Anokute pushed Reid to commit to another album after the turmoil with Cabello (Reid left the label in May), bolstering the group’s confidence.

“We are being more respected this time around,” Hansen said. “We are in a place where we know what we want and who we are. We’ve recognised our truth and what we have to offer — and our power.”

Fifth Harmony finding its voice shows on the new album — its title a nod to the group’s newfound independence.

The album was recorded in seven weeks at Santa Monica’s Windmark Recording, and the women co-wrote more than half of the songs — splitting into pairs and penning the type of tunes they’ve wanted to do alongside hand-picked producers, including Dreamlab, the Stereotypes, Harmony Samuels, the Monsters & Strangerz and Tommy Brown.

The record is raw, soulful, sexy and fully the group’s own vision.

On a recent afternoon, the pop of a Champagne bottle echoed around a boardroom inside Epic Records’ headquarters on the Sony lot in Culver City.

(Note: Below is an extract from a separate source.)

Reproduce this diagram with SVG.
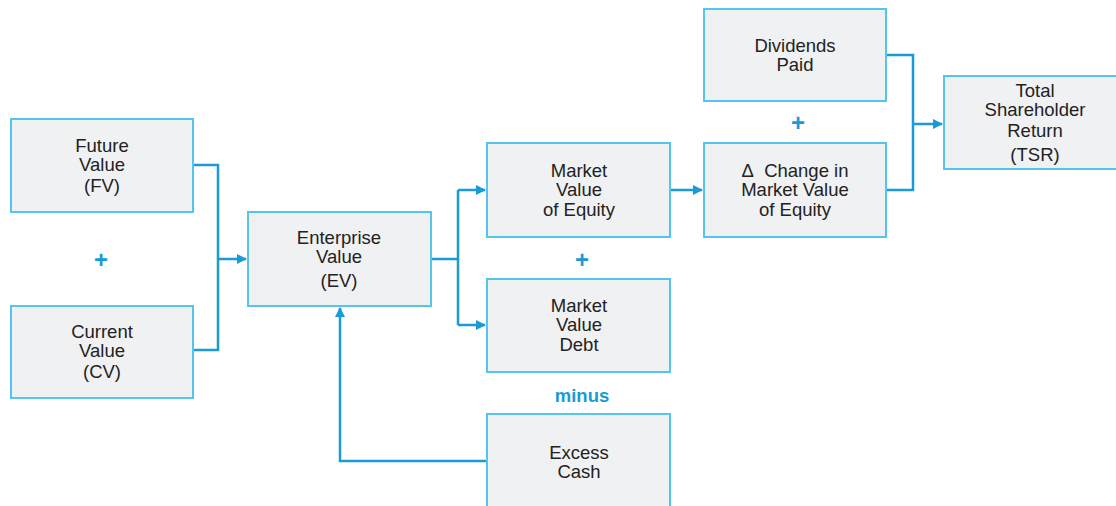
<svg xmlns="http://www.w3.org/2000/svg" width="1116" height="506" viewBox="0 0 1116 506">
<defs>
<style>
.box{fill:#f0f1f3;stroke:#56c5ee;stroke-width:2}
.t{font-family:"Liberation Sans",Arial,sans-serif;font-size:18.5px;fill:#222;text-anchor:middle}
.op{font-family:"Liberation Sans",Arial,sans-serif;font-size:24px;font-weight:bold;fill:#1a9ad6;text-anchor:middle}
.mn{font-family:"Liberation Sans",Arial,sans-serif;font-size:18.5px;font-weight:bold;fill:#1a9ad6;text-anchor:middle}
.c{fill:none;stroke:#1a9ad6;stroke-width:2.5}
</style>
<marker id="ah" markerWidth="10" markerHeight="10" refX="9" refY="5" orient="auto" markerUnits="userSpaceOnUse">
<path d="M0,0 L10,5 L0,10 z" fill="#1a9ad6"/>
</marker>
</defs>
<rect width="1116" height="506" fill="#fff"/>
<g id="connectors">
<path class="c" d="M193,165 H218 V350 H193"/>
<path class="c" d="M218,259 H246" marker-end="url(#ah)"/>
<path class="c" d="M431,259 H458"/>
<path class="c" d="M458,190 V325"/>
<path class="c" d="M458,190 H485" marker-end="url(#ah)"/>
<path class="c" d="M458,325 H485" marker-end="url(#ah)"/>
<path class="c" d="M487,461 H340 V308" marker-end="url(#ah)"/>
<path class="c" d="M670,190 H702" marker-end="url(#ah)"/>
<path class="c" d="M886,55 H913 V190 H886"/>
<path class="c" d="M913,124 H942" marker-end="url(#ah)"/>
</g>
<g id="fv"><rect class="box" x="11" y="119" width="182" height="93"/>
<text class="t" x="102" y="152">Future</text><text class="t" x="102" y="171">Value</text><text class="t" x="102" y="192">(FV)</text></g>
<g id="cv"><rect class="box" x="11" y="306" width="182" height="92"/>
<text class="t" x="102" y="338">Current</text><text class="t" x="102" y="357">Value</text><text class="t" x="102" y="378">(CV)</text></g>
<text class="op" x="101" y="268">+</text>
<g id="ev"><rect class="box" x="248" y="212" width="183" height="94"/>
<text class="t" x="339" y="244">Enterprise</text><text class="t" x="339" y="263">Value</text><text class="t" x="339" y="287">(EV)</text></g>
<g id="mve"><rect class="box" x="487" y="143" width="183" height="94"/>
<text class="t" x="579" y="177">Market</text><text class="t" x="579" y="196">Value</text><text class="t" x="579" y="216">of Equity</text></g>
<text class="op" x="582" y="268">+</text>
<g id="mvd"><rect class="box" x="487" y="279" width="183" height="93"/>
<text class="t" x="579" y="312">Market</text><text class="t" x="579" y="331">Value</text><text class="t" x="579" y="351">Debt</text></g>
<text class="mn" x="582" y="402">minus</text>
<g id="cash"><rect class="box" x="487" y="414" width="183" height="100"/>
<text class="t" x="579" y="459">Excess</text><text class="t" x="579" y="478">Cash</text></g>
<g id="dmve"><rect class="box" x="704" y="143" width="182" height="94"/>
<text class="t" x="795" y="177">Δ&#160; Change in</text><text class="t" x="795" y="196">Market Value</text><text class="t" x="795" y="216">of Equity</text></g>
<g id="div"><rect class="box" x="704" y="9" width="182" height="92"/>
<text class="t" x="795" y="52">Dividends</text><text class="t" x="795" y="71">Paid</text></g>
<text class="op" x="798" y="131">+</text>
<g id="tsr"><rect class="box" x="944" y="76" width="180" height="93"/>
<text class="t" x="1035" y="97">Total</text><text class="t" x="1035" y="116">Shareholder</text><text class="t" x="1035" y="137">Return</text><text class="t" x="1035" y="161">(TSR)</text></g>
</svg>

Cheers, air kisses and hugs awaited the ladies as they filed into a room stuffed with label staff gathered to hear Fifth Harmony’s new album — a mountain of tacos and drinks awaiting them.

Before the music began, acting Epic President Sylvia Rhone led the room in a toast.

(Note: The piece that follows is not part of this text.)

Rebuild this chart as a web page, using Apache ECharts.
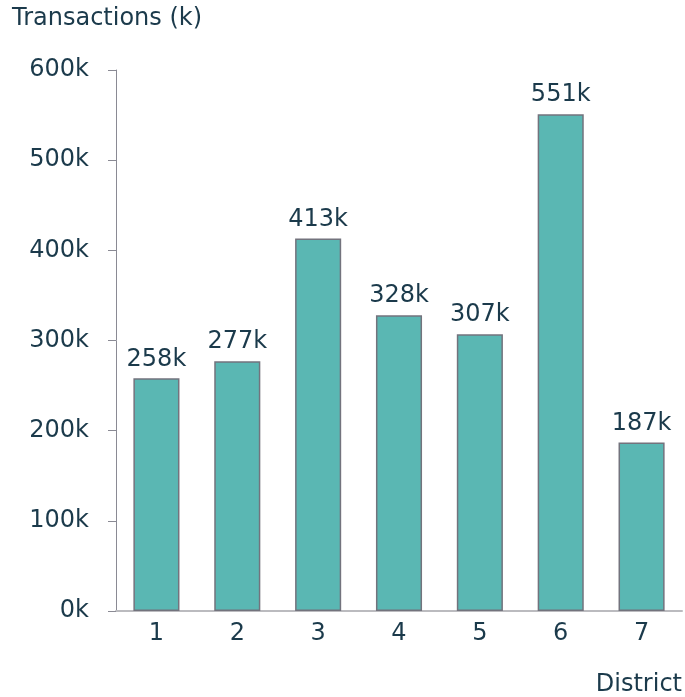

“To the baddest ladies in the business — it’s a pleasure to have worked with you guys,” Rhone said, as the women looked on with glassy eyes, clutching one another’s hands.

“It finally feels like we are living our lives. We’ve taken ownership,” Kordei said. “It’s been there all along, but maybe we weren’t confident enough or bold enough. This time, we’ve got the extra fire ... and we don’t care what anyone else has to say.

“I kinda wish it could have been like this all along,” Kordei said with a sigh.

Jauregui, unarguably Fifth Harmony’s most outspoken member — she’s the first to admit group members barely listen to their earlier work — takes a bolder stance.

“We would have [expletive] dominated,” she said.